Hi Amigos!
I did it! I got a list of all of our raw materials, and the vendors! And the specs! And the COAs! AND my receiving department isn't accepting things without a COA! Hooray!
So now I'm at the part where I take the COA and do raw material testing to check it to see if it's right. I don't have a micro lab and micro testing on all incoming ingredients is ridiculously impractical - BUT
I have three cubicle walls, and I can totally, easily, quickly, and cheaply test a lot of common COA specs - pH, color (if analyzer spec), brix, viscosity, moisture, fat content if I really wanna blow the budget on fancy equipment.

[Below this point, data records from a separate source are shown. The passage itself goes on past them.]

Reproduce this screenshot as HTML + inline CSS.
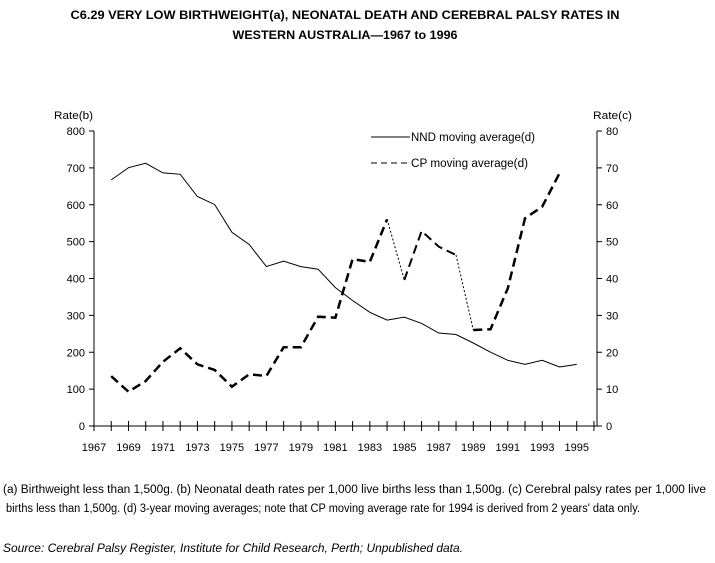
<!DOCTYPE html>
<html><head><meta charset="utf-8"><style>body{margin:0;background:#fff}svg{display:block}text{font-family:"Liberation Sans",Arial,sans-serif;fill:#000}</style></head>
<body>
<svg width="715" height="563" viewBox="0 0 715 563" xmlns="http://www.w3.org/2000/svg">
<text x="345" y="19" text-anchor="middle" font-size="12" font-weight="bold" textLength="549" lengthAdjust="spacingAndGlyphs">C6.29 VERY LOW BIRTHWEIGHT(a), NEONATAL DEATH AND CEREBRAL PALSY RATES IN</text>
<text x="345" y="39" text-anchor="middle" font-size="12" font-weight="bold" textLength="225" lengthAdjust="spacingAndGlyphs">WESTERN AUSTRALIA—1967 to 1996</text>

<text x="54" y="119" font-size="11" textLength="39" lengthAdjust="spacingAndGlyphs">Rate(b)</text>
<text x="593" y="119" font-size="11" textLength="39" lengthAdjust="spacingAndGlyphs">Rate(c)</text>

<g stroke="#000" stroke-width="1" fill="none">
<line x1="94" y1="131" x2="94" y2="426"/>
<line x1="597" y1="131" x2="597" y2="426"/>
<line x1="94" y1="426" x2="597" y2="426"/>
</g>
<g stroke="#000" stroke-width="1" id="ticks"></g>
<g font-size="11" id="lab"></g>

<polyline fill="none" stroke="#000" stroke-width="1" points="111.2,179.9 128.5,167.7 145.7,163.3 163,172.9 180.2,174.3 197.4,196.5 214.7,204.6 231.9,232.3 249.2,244.5 266.4,266.6 283.6,261.1 300.9,266.6 318.1,269.2 335.4,287.6 352.6,300.5 369.8,312.3 387.1,320.1 404.3,317.1 421.6,323.4 438.8,333 456,334.5 473.3,343 490.5,352.2 507.8,360.3 525,364.4 542.2,360.3 559.5,367 576.7,364.4"/>

<g fill="none" stroke="#000">
<polyline stroke-width="2.5" stroke-dasharray="9,5" points="111.2,376.2 128.5,391.7 145.7,381 163,361.7 180.2,348.3 197.4,364.3 214.7,370 231.9,386.7 249.2,374.3 266.4,376 283.6,347.3 300.9,347.3 318.1,316.7 335.4,317.7 352.6,259 369.8,262 387.1,219.3"/>
<polyline stroke-width="1" stroke-dasharray="2,2" points="387.1,219.3 404.3,280"/>
<polyline stroke-width="2" stroke-dasharray="9,5" points="404.3,280 421.6,231 438.8,246.7 456,255"/>
<polyline stroke-width="1" stroke-dasharray="2,2" points="456,255 473.3,330"/>
<polyline stroke-width="2.5" stroke-dasharray="9,5" points="473.3,330 490.5,329.3 507.8,288.3 525,218.3 542.2,206.7 559.5,173.3"/>
</g>

<line x1="371" y1="137" x2="410" y2="137" stroke="#000" stroke-width="1"/>
<text x="411" y="141" font-size="11.5" textLength="124" lengthAdjust="spacingAndGlyphs">NND moving average(d)</text>
<line x1="371" y1="163" x2="410" y2="163" stroke="#000" stroke-width="1" stroke-dasharray="6,4"/>
<text x="411" y="167" font-size="11.5" textLength="117" lengthAdjust="spacingAndGlyphs">CP moving average(d)</text>

<text x="3" y="493" font-size="11.5" textLength="703" lengthAdjust="spacingAndGlyphs">(a) Birthweight less than 1,500g. (b) Neonatal death rates per 1,000 live births less than 1,500g. (c) Cerebral palsy rates per 1,000 live</text>
<text x="6" y="512" font-size="11.5" textLength="634" lengthAdjust="spacingAndGlyphs">births less than 1,500g. (d) 3-year moving averages; note that CP moving average rate for 1994 is derived from 2 years' data only.</text>
<text x="3" y="552" font-size="11.5" font-style="italic" textLength="460" lengthAdjust="spacingAndGlyphs">Source: Cerebral Palsy Register, Institute for Child Research, Perth; Unpublished data.</text>

<script>
var ns="http://www.w3.org/2000/svg",t=document.getElementById("ticks"),l=document.getElementById("lab");
function ln(a,b,c,d){var e=document.createElementNS(ns,"line");e.setAttribute("x1",a);e.setAttribute("y1",b);e.setAttribute("x2",c);e.setAttribute("y2",d);t.appendChild(e);}
function tx(x,y,s,anc){var e=document.createElementNS(ns,"text");e.setAttribute("x",x);e.setAttribute("y",y);e.setAttribute("text-anchor",anc);e.textContent=s;l.appendChild(e);}
for(var k=0;k<=8;k++){var y=426-k*36.875;ln(89,y,94,y);ln(597,y,602,y);tx(85,y+4,String(k*100),"end");tx(606,y+4,String(k*10),"start");}
for(var i=0;i<=29;i++){var x=94+i*17.24;ln(x,421,x,431);if(i%2==0)tx(x,451,String(1967+i),"middle");}
</script>
</svg>
</body></html>
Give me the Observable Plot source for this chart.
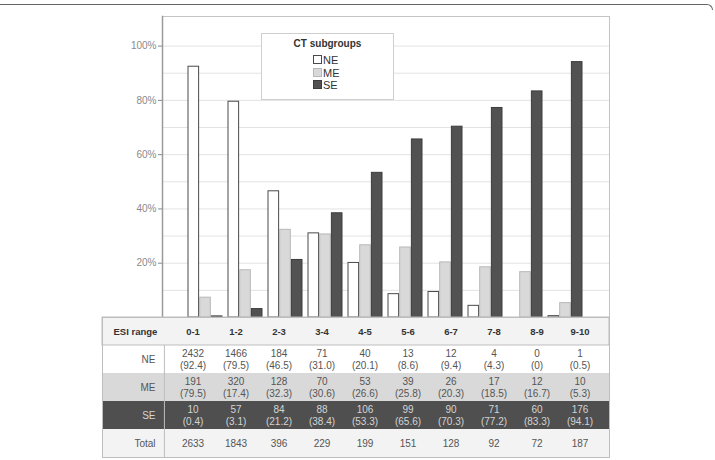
<!DOCTYPE html>
<html><head><meta charset="utf-8">
<script src="https://cdn.jsdelivr.net/npm/d3@7"></script>
<script src="https://cdn.jsdelivr.net/npm/@observablehq/plot@0.6"></script>
<style>
body{margin:0;background:#fff;font-family:"Liberation Sans",Arial,sans-serif;}
#wrap{position:relative;width:715px;height:460px;overflow:hidden;background:#fff;}
#topline{position:absolute;left:-10px;top:4px;width:722px;height:5px;border-top:1.5px solid #666;border-right:1.5px solid #666;border-top-right-radius:8px;}
#chart{position:absolute;left:102px;top:16px;}
#table{position:absolute;left:102px;top:317px;}
#legend{position:absolute;left:261px;top:33px;width:131px;height:65px;border:1px solid #cfcfcf;background:#fff;}
#legend .title{position:absolute;left:0;right:0;top:4px;text-align:center;font-weight:bold;font-size:10px;color:#333;}
#legend .item{position:absolute;left:51px;height:12px;font-size:11px;line-height:12px;color:#333;white-space:nowrap;}
#legend .sw{position:absolute;left:0;top:1px;width:9px;height:9px;box-sizing:border-box;}
#legend .lab{position:absolute;left:10px;top:0;}
</style></head>
<body>
<div id="wrap">
  <div id="topline"></div>
  <div id="chart"></div>
  <div id="table"></div>
  <div id="legend"><div class="title">CT subgroups</div></div>
</div>
<script>
// ---- data ----
const categories = ["0-1","1-2","2-3","3-4","4-5","5-6","6-7","7-8","8-9","9-10"];
const seriesNames = ["NE","ME","SE"];
const nePct = [92.4,79.5,46.5,31.0,20.1,8.6,9.4,4.3,0,0.5];
const mePct = [7.3,17.4,32.3,30.6,26.6,25.8,20.3,18.5,16.7,5.3];
const sePct = [0.4,3.1,21.2,38.4,53.3,65.6,70.3,77.2,83.3,94.1];
const neCount = [2432,1466,184,71,40,13,12,4,0,1];
const meCount = [191,320,128,70,53,39,26,17,12,10];
const seCount = [10,57,84,88,106,99,90,71,60,176];
const totalCount = [2633,1843,396,229,199,151,128,92,72,187];
const nePctLabel = ["92.4","79.5","46.5","31.0","20.1","8.6","9.4","4.3","0","0.5"];
const mePctLabel = ["79.5","17.4","32.3","30.6","26.6","25.8","20.3","18.5","16.7","5.3"];
const sePctLabel = ["0.4","3.1","21.2","38.4","53.3","65.6","70.3","77.2","83.3","94.1"];
const yTicks = [20,40,60,80,100];
const yGrid = [10,20,30,40,50,60,70,80,90,100];
const tableRows = ["ESI range","NE","ME","SE","Total"];
const yMax = 110.9;

// ---- styles ----
const barStyle = {
  NE:{fill:"#ffffff",stroke:"#4a4a4a"},
  ME:{fill:"#d9d9d9",stroke:"#b8b8b8"},
  SE:{fill:"#525252",stroke:"#3c3c3c"}
};
const rowFill = ["#f3f3f3","#ffffff","#d9d9d9","#4f4f4f","#f3f3f3"];
const font = {fontFamily:"'Liberation Sans', Arial, sans-serif", fontSize:"10px", background:"transparent", overflow:"visible"};

// ---- chart ----
const barData = categories.map((c,i)=>({cat:c, NE:nePct[i], ME:mePct[i], SE:sePct[i]}));
const W = 507, ML = 60, H = 301;
const padIn = 0.14, padOut = 0.55;
const step = (W-ML)/(categories.length - padIn + 2*padOut);
const bw = step*(1-padIn);
const third = bw/3;

const chart = Plot.plot({
  width:W, height:H, marginLeft:ML, marginRight:0, marginTop:0, marginBottom:0,
  style:font,
  x:{type:"band", domain:categories, paddingInner:padIn, paddingOuter:padOut, axis:null},
  y:{domain:[0,yMax], axis:null},
  marks:[
    Plot.ruleY(yGrid,{stroke:"#e3e3e3"}),
    ...seriesNames.map((s,k)=>Plot.barY(barData,{
      x:"cat", y:s, fill:barStyle[s].fill, stroke:barStyle[s].stroke,
      insetLeft:k*third, insetRight:(2-k)*third
    })),
    Plot.frame({stroke:"#c4c4c4"}),
    Plot.frame({anchor:"left", stroke:"#9a9a9a", strokeWidth:1.5}),
    Plot.axisY(yTicks,{tickFormat:d=>d+"%", tickSize:4, tickPadding:2, color:"#8a8a8a", fontSize:10})
  ]
});
document.getElementById("chart").appendChild(chart);

// ---- table ----
const TW = 507, TH = 140, TL = 60;
const tPadOut = 0.16;
const tStep = (TW-TL)/(categories.length + 2*tPadOut);
const header = categories.map(c=>({cat:c,row:"ESI range",text:c}));
const body = [];
categories.forEach((c,i)=>{
  body.push({cat:c,row:"NE",text:`${neCount[i]}\n(${nePctLabel[i]})`});
  body.push({cat:c,row:"ME",text:`${meCount[i]}\n(${mePctLabel[i]})`});
  body.push({cat:c,row:"SE",text:`${seCount[i]}\n(${sePctLabel[i]})`});
  body.push({cat:c,row:"Total",text:`${totalCount[i]}`});
});
const table = Plot.plot({
  width:TW, height:TH, marginLeft:0, marginRight:0, marginTop:0, marginBottom:0,
  style:font,
  color:{type:"identity"},
  x:{type:"band", domain:categories, range:[TL,TW], paddingInner:0, paddingOuter:tPadOut, axis:null},
  y:{type:"band", domain:tableRows, padding:0, axis:null},
  marks:[
    Plot.cell(tableRows,{y:d=>d, fill:(d,i)=>rowFill[i], inset:0}),
    Plot.cell([tableRows[0]],{y:d=>d, fill:"none", stroke:"#bdbdbd", inset:0}),
    Plot.ruleX([categories[0]],{dx:-(tPadOut*tStep + tStep/2), insetTop:TH/tableRows.length, stroke:"#bdbdbd"}),
    Plot.frame({stroke:"#bdbdbd"}),
    Plot.text(header,{x:"cat", y:"row", text:"text", fontWeight:"bold", fill:"#333", fontSize:9.5}),
    Plot.text(body.filter(d=>d.row!=="SE"),{x:"cat", y:"row", text:"text", fill:"#555", fontSize:10, lineHeight:1.12}),
    Plot.text(body.filter(d=>d.row==="SE"),{x:"cat", y:"row", text:"text", fill:"#d4d4d4", fontSize:10, lineHeight:1.12}),
    Plot.text([tableRows[0]],{y:d=>d, text:d=>d, frameAnchor:"left", dx:11, textAnchor:"start", fontWeight:"bold", fill:"#333", fontSize:9.5}),
    Plot.text(tableRows.slice(1).filter(r=>r!=="SE"),{y:d=>d, text:d=>d, frameAnchor:"left", dx:53, textAnchor:"end", fill:"#555", fontSize:10}),
    Plot.text(["SE"],{y:d=>d, text:d=>d, frameAnchor:"left", dx:53, textAnchor:"end", fill:"#d4d4d4", fontSize:10})
  ]
});
document.getElementById("table").appendChild(table);

// ---- legend ----
const legend = document.getElementById("legend");
seriesNames.forEach((s,k)=>{
  const it = document.createElement("div");
  it.className = "item";
  it.style.top = (20 + k*12.5) + "px";
  const sw = document.createElement("span");
  sw.className = "sw";
  sw.style.background = barStyle[s].fill;
  sw.style.border = "1px solid " + barStyle[s].stroke;
  const lab = document.createElement("span");
  lab.className = "lab";
  lab.textContent = s;
  it.appendChild(sw); it.appendChild(lab);
  legend.appendChild(it);
});
</script>
</body></html>
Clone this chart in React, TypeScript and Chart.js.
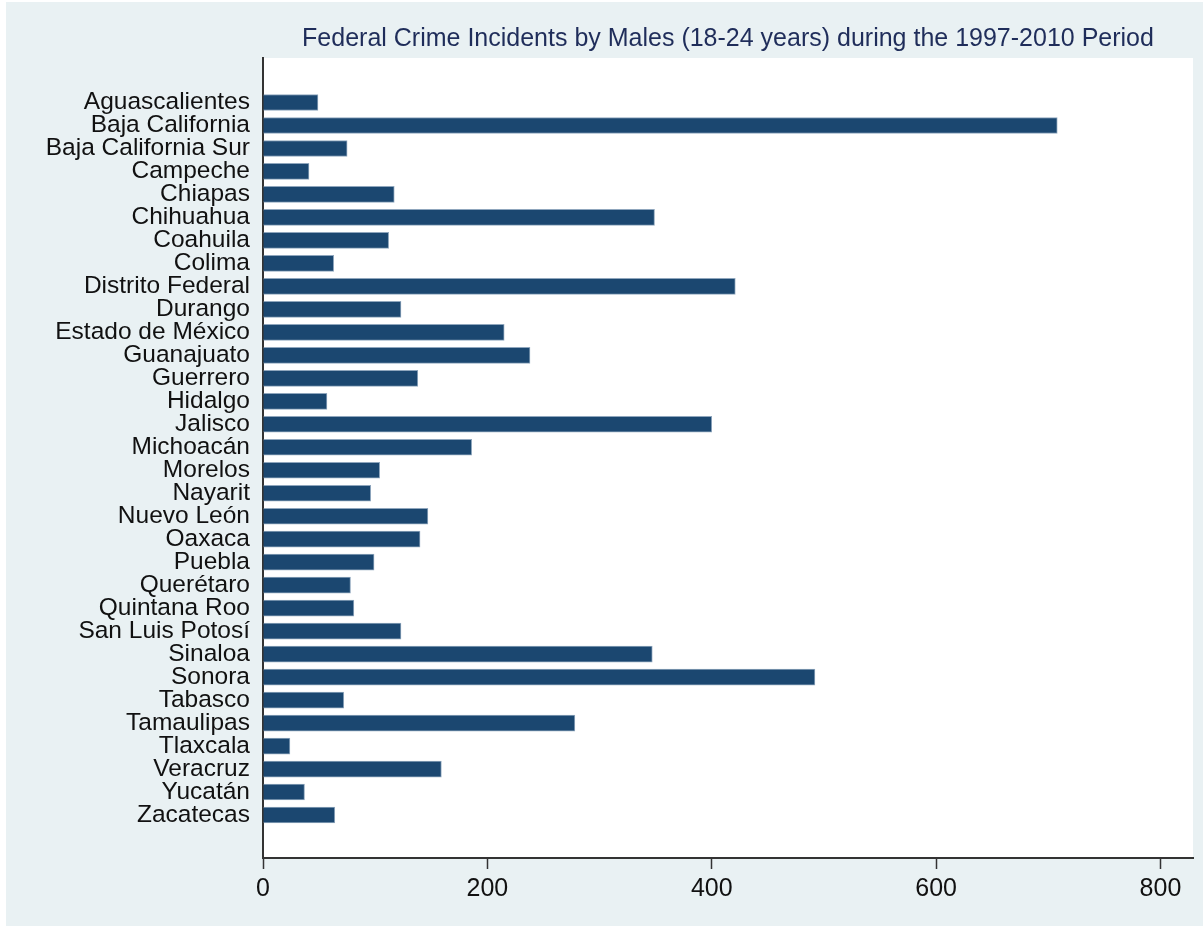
import React, { useEffect, useRef } from "react";
import { Chart, registerables } from "chart.js";

Chart.register(...registerables);

const states: string[] = [
  "Aguascalientes",
  "Baja California",
  "Baja California Sur",
  "Campeche",
  "Chiapas",
  "Chihuahua",
  "Coahuila",
  "Colima",
  "Distrito Federal",
  "Durango",
  "Estado de México",
  "Guanajuato",
  "Guerrero",
  "Hidalgo",
  "Jalisco",
  "Michoacán",
  "Morelos",
  "Nayarit",
  "Nuevo León",
  "Oaxaca",
  "Puebla",
  "Querétaro",
  "Quintana Roo",
  "San Luis Potosí",
  "Sinaloa",
  "Sonora",
  "Tabasco",
  "Tamaulipas",
  "Tlaxcala",
  "Veracruz",
  "Yucatán",
  "Zacatecas",
];

const incidents: number[] = [
  49, 708, 75, 41, 117, 349, 112, 63, 421, 123, 215, 238, 138, 57, 400, 186,
  104, 96, 147, 140, 99, 78, 81, 123, 347, 492, 72, 278, 24, 159, 37, 64,
];

const xTicks: number[] = [0, 200, 400, 600, 800];

const titleText =
  "Federal Crime Incidents by Males (18-24 years) during the 1997-2010 Period";

const FONT = "'Liberation Sans', Arial, sans-serif";
const PAGE_BG = "#E9F1F3";

// Paints the outer panel and the white plotting region behind the bars.
const backgroundPlugin = {
  id: "panelBackground",
  beforeDraw(chart: any) {
    const { ctx, width, height, chartArea } = chart;
    ctx.save();
    ctx.fillStyle = "#ffffff";
    ctx.fillRect(0, 0, width, height);
    ctx.fillStyle = PAGE_BG;
    ctx.fillRect(6, 2, width - 6, height - 2);
    ctx.fillStyle = "#ffffff";
    ctx.fillRect(
      chartArea.left,
      chartArea.top,
      chartArea.right - chartArea.left,
      chartArea.bottom - chartArea.top
    );
    ctx.restore();
  },
};

export default function App() {
  const canvasRef = useRef<HTMLCanvasElement | null>(null);

  useEffect(() => {
    if (!canvasRef.current) return;
    const chart = new Chart(canvasRef.current, {
      type: "bar",
      data: {
        datasets: [
          {
            data: incidents.map((v, i) => ({ x: v, y: i })),
            backgroundColor: "#1B4770",
            borderColor: "#8FA6BD",
            borderWidth: 1,
            barThickness: 16,
          },
        ],
      },
      options: {
        indexAxis: "y",
        responsive: false,
        animation: false,
        layout: { padding: { left: 0, right: 10, top: 0, bottom: 0 } },
        plugins: {
          legend: { display: false },
          tooltip: { enabled: false },
          title: {
            display: true,
            text: titleText,
            fullSize: false,
            color: "#1F2D5A",
            font: { family: FONT, size: 25, weight: "normal" },
            padding: { top: 24, bottom: 4 },
          },
        },
        scales: {
          x: {
            type: "linear",
            min: 0,
            max: 829,
            offset: false,
            afterBuildTicks: (scale: any) => {
              scale.ticks = xTicks.map((v) => ({ value: v }));
            },
            afterFit: (scale: any) => {
              scale.height = 68;
            },
            grid: {
              drawOnChartArea: false,
              drawTicks: true,
              tickLength: 11,
              tickWidth: 1.5,
              tickColor: "#333333",
            },
            border: { display: true, color: "#333333", width: 2 },
            ticks: {
              color: "#111111",
              padding: 5,
              font: { family: FONT, size: 25 },
              maxRotation: 0,
            },
          },
          y: {
            type: "linear",
            reverse: true,
            offset: false,
            min: -1.936,
            max: 32.87,
            afterBuildTicks: (scale: any) => {
              scale.ticks = states.map((_, i) => ({ value: i }));
            },
            afterFit: (scale: any) => {
              scale.width = 263;
            },
            grid: { display: false, drawTicks: false, offset: false },
            border: { display: true, color: "#333333", width: 2 },
            ticks: {
              autoSkip: false,
              color: "#111111",
              padding: 13,
              font: { family: FONT, size: 24.5 },
              callback: (v: any) => states[Number(v)] ?? "",
            },
          },
        },
      },
      plugins: [backgroundPlugin],
    } as any);
    return () => chart.destroy();
  }, []);

  return (
    <div style={{ position: "absolute", left: 0, top: 0, width: 1203, height: 926 }}>
      <canvas ref={canvasRef} width={1203} height={926} style={{ display: "block" }} />
    </div>
  );
}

I would like to test these specs for incoming ingredients and reject the ingredient if it doesn't meet spec. This is practice I have experience with and I have seen inaccurate COAs, which means I know there's a reason and we gotta make sure they aren't ripping us off and selling us something 20% extra water. Or 5% thinner. Or acrid with a low pH from rotting. It happens! Etc.
It would not be practical to send these out to a 3rd party lab (for pH? Really?). I have my instruments on a regular calibration schedule with certificates, logs of all "satellite lab" activities, white papers,and receiving and lot tracking info for all testing materials. I calibrate my pH meter every time I use it. If something is out of spec, I resample and retest. I have SOPs for raw material testing. I was a microbiologist for years so my stuff comes correct. I use AOAC standard methods.
Is it necessary, to ensure food safety and quality, comply with the standards set forth in the most current SQF code AND general best manufacturing practices, to further validate or verify the methodology or equipment I use, or is the current documentation sufficient?
If so, what kind of record or study would that be? I mean, I have them calibrated, I have the white papers. Is it necessary to send a duplicate set samples to a 3rd party lab to ensure they are reproducing results or obtain a laboratory certification? I'm really lost as to what section of the code to reference as I'm not used to SQF standards and they seem vague and open to wild interpretation to me.
Edited by Simon, 30 April 2014 - 05:57 PM.